How do I evaluate hotel manager candidates fairly?
Use the same questions and the same scorecard for every candidate, and anchor each score to specific evidence from the interview. Decide in advance which areas matter most for your property, such as guest experience, team leadership, operations, numbers sense, and fit for your size and style, then rate each from 1 to 5 based on what the candidate actually said. If more than one person interviews, have each score independently before comparing notes, which reduces the chance that one strong impression colors everything. A consistent, structured process is both fairer to candidates and easier to defend, and it usually produces better hires than going on gut feel, especially for a high-leverage role like the manager of a small property. The downloadable scorecard on this page supports exactly this approach.

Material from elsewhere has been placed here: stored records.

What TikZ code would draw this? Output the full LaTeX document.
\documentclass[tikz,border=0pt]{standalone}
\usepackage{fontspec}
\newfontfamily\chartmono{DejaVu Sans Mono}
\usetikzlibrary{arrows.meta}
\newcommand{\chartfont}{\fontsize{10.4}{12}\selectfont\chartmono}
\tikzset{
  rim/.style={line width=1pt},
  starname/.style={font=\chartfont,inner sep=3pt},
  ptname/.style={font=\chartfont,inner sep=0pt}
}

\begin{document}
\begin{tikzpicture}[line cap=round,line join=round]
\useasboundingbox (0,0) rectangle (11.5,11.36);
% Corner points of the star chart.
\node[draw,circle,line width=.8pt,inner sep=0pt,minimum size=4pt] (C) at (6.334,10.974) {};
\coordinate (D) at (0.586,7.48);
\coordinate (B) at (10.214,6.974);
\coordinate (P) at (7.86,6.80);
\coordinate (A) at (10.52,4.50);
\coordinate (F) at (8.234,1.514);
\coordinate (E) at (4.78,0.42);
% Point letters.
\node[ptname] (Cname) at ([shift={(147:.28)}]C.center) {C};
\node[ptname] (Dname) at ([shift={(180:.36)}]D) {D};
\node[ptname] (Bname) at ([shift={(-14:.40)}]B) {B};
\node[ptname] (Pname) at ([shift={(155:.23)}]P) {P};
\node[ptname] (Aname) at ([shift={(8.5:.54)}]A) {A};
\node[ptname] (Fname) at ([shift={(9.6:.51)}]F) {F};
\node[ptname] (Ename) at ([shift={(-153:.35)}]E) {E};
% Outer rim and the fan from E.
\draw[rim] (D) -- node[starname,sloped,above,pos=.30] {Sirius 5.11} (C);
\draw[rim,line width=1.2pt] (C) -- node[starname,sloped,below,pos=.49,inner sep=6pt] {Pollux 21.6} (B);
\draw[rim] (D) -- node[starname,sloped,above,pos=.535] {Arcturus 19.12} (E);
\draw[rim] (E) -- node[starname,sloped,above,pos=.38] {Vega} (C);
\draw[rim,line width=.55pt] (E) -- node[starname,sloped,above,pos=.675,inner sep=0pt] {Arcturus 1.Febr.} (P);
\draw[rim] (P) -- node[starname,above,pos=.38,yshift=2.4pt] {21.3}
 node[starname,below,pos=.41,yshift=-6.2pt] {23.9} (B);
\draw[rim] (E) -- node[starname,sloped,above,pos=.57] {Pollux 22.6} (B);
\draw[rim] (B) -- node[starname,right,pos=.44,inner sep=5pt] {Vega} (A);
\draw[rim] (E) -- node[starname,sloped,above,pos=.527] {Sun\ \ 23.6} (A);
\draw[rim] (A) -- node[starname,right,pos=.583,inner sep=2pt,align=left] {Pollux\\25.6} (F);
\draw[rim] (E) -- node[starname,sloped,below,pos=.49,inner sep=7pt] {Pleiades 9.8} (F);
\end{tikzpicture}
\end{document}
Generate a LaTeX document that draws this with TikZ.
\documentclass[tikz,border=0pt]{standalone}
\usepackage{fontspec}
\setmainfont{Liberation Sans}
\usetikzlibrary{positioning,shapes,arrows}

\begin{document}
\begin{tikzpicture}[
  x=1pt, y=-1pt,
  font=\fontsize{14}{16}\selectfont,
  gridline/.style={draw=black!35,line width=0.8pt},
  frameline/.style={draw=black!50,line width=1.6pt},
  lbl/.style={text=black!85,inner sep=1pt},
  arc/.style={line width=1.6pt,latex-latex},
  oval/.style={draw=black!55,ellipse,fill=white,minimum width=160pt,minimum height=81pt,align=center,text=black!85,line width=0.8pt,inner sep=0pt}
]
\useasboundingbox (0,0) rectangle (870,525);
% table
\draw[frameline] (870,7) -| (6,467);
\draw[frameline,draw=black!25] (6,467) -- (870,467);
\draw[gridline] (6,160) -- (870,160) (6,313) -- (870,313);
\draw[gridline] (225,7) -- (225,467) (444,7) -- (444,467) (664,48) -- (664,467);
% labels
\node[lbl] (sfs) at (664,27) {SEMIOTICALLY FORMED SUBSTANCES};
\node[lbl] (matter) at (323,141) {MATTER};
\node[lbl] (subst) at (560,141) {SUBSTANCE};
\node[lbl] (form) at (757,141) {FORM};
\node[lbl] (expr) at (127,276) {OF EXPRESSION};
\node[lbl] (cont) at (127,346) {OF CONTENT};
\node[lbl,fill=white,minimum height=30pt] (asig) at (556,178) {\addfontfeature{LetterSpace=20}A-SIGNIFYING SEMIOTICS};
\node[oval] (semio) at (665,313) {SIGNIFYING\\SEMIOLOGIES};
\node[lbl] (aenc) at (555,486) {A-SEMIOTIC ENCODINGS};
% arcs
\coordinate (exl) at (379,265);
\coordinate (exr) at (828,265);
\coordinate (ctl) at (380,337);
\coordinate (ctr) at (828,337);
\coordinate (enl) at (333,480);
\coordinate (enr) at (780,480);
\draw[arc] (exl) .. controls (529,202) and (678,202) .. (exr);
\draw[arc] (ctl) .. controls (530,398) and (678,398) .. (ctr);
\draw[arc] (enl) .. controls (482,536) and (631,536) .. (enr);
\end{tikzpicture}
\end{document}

Are these hotel manager interview questions legal to ask?
Yes. Questions about how a candidate has handled guests, led staff, run operations, and managed costs are job-related and permitted, because they ask about real work behavior and skills. The legal caution is general to all interviewing, not specific to hotels: avoid questions that touch protected characteristics such as age, race, religion, national origin, disability, or family status, and keep every question focused on the job and applied consistently to all candidates. Using the same structured questions and the same scorecard for every candidate is itself a safeguard, since it shows you evaluated everyone on the same job-related criteria. For the boundaries of what you can and cannot ask, consult EEOC guidance or a qualified advisor. This is general information, not legal advice.